┌─ Collected data

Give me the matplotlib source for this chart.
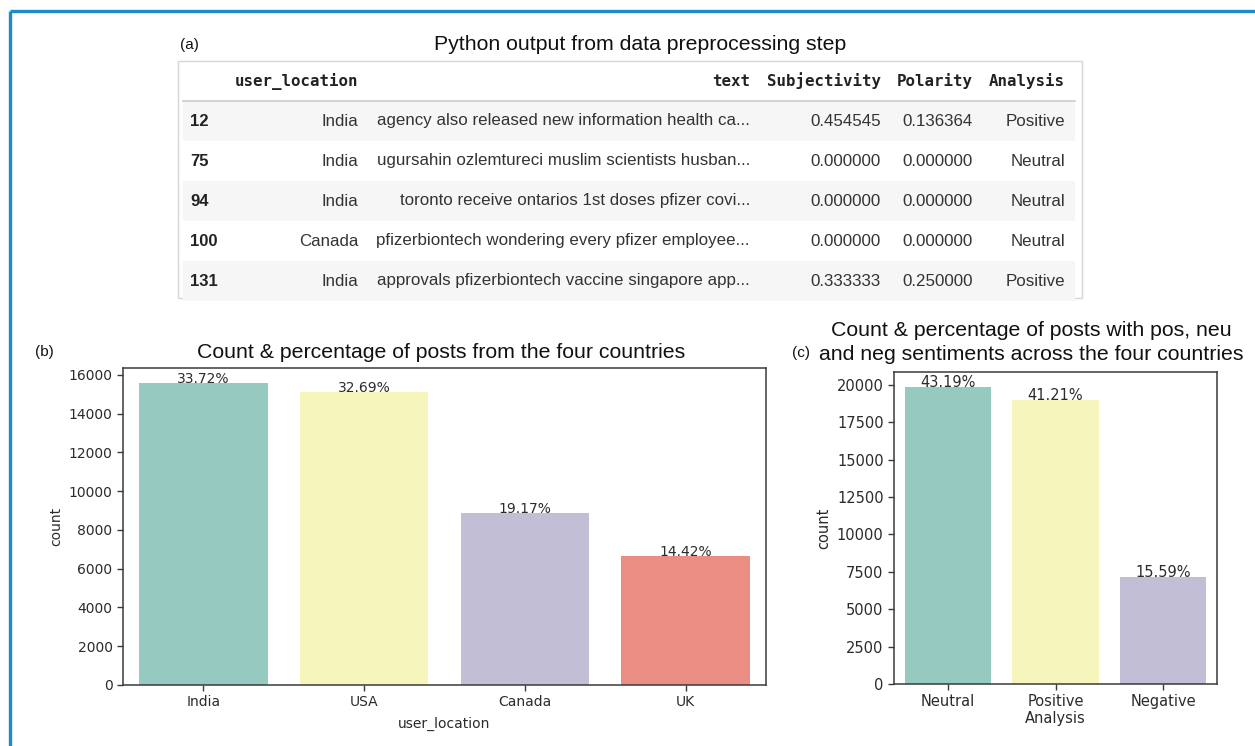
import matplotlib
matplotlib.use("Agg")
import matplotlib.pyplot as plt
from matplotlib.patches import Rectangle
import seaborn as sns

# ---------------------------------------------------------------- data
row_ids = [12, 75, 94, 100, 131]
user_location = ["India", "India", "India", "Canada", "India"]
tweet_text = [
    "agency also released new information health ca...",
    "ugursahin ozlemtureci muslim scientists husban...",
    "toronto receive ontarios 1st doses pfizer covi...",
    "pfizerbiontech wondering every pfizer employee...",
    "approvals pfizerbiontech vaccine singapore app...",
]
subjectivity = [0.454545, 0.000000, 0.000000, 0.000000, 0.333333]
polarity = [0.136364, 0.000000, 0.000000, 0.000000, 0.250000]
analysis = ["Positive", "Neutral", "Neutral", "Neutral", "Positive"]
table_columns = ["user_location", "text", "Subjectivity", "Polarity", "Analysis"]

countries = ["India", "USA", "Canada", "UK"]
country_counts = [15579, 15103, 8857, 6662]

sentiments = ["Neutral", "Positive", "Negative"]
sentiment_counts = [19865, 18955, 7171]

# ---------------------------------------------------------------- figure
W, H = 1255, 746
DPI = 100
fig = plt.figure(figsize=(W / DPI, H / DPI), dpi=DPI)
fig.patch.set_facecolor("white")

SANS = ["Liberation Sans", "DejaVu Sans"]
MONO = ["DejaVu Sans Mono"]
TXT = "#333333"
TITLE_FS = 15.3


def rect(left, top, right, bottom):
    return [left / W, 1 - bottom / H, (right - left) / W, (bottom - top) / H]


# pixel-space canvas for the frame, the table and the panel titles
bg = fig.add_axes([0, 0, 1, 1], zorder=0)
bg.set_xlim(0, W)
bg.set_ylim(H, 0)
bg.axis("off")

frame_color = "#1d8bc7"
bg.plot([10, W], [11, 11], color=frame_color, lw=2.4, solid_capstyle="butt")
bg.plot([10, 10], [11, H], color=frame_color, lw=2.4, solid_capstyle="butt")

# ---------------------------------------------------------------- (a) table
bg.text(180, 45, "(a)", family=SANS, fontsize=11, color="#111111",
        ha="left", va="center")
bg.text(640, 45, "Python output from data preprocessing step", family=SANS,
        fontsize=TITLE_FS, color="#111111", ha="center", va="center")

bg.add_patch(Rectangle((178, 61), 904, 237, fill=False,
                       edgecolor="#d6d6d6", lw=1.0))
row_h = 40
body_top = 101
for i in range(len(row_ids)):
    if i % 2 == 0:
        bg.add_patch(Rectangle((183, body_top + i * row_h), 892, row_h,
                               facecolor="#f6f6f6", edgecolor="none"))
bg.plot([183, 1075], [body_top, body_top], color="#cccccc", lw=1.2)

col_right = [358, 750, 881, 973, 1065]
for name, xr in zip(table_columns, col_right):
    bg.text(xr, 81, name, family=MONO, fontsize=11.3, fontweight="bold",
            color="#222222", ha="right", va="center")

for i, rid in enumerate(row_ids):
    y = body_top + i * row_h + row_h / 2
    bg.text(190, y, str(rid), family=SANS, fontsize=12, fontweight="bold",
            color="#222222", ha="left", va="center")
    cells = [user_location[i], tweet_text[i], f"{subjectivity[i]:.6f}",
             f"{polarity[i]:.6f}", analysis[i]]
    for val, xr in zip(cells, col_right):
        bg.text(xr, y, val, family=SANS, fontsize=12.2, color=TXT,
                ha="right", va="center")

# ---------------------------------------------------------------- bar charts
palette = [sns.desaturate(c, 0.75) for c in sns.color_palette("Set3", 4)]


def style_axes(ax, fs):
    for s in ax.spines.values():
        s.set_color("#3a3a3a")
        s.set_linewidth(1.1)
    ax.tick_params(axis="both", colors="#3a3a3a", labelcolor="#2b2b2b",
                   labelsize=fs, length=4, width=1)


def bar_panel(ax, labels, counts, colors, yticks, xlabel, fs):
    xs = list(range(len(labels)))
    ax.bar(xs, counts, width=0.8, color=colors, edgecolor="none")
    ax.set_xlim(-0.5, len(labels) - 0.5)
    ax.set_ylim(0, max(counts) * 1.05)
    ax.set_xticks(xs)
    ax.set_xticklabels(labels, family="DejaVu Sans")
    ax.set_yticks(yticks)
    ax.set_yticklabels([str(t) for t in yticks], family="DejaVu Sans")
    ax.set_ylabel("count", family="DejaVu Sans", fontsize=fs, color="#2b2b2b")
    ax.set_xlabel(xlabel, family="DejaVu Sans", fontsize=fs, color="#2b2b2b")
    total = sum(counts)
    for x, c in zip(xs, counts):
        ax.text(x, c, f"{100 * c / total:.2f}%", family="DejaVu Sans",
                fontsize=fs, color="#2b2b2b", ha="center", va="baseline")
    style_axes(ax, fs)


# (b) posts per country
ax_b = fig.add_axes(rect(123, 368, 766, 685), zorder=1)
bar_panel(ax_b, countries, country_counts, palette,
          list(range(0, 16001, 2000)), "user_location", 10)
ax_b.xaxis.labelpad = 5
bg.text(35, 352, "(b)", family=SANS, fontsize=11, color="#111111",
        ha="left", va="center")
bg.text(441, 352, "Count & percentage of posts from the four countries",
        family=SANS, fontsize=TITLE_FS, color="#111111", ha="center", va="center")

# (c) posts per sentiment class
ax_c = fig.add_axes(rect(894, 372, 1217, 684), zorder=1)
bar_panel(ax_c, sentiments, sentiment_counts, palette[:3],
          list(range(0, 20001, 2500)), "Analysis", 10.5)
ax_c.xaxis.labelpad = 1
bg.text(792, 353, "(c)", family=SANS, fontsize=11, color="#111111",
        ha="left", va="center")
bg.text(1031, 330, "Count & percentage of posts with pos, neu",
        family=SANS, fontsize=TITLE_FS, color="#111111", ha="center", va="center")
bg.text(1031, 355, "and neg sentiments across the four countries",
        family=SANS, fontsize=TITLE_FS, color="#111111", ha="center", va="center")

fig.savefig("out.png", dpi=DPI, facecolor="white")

└─

• The exercise:
Return every line above that contains the word "matplotlib".

• Solution to this exercise:
Give me the matplotlib source for this chart.
import matplotlib
matplotlib.use("Agg")
import matplotlib.pyplot as plt
from matplotlib.patches import Rectangle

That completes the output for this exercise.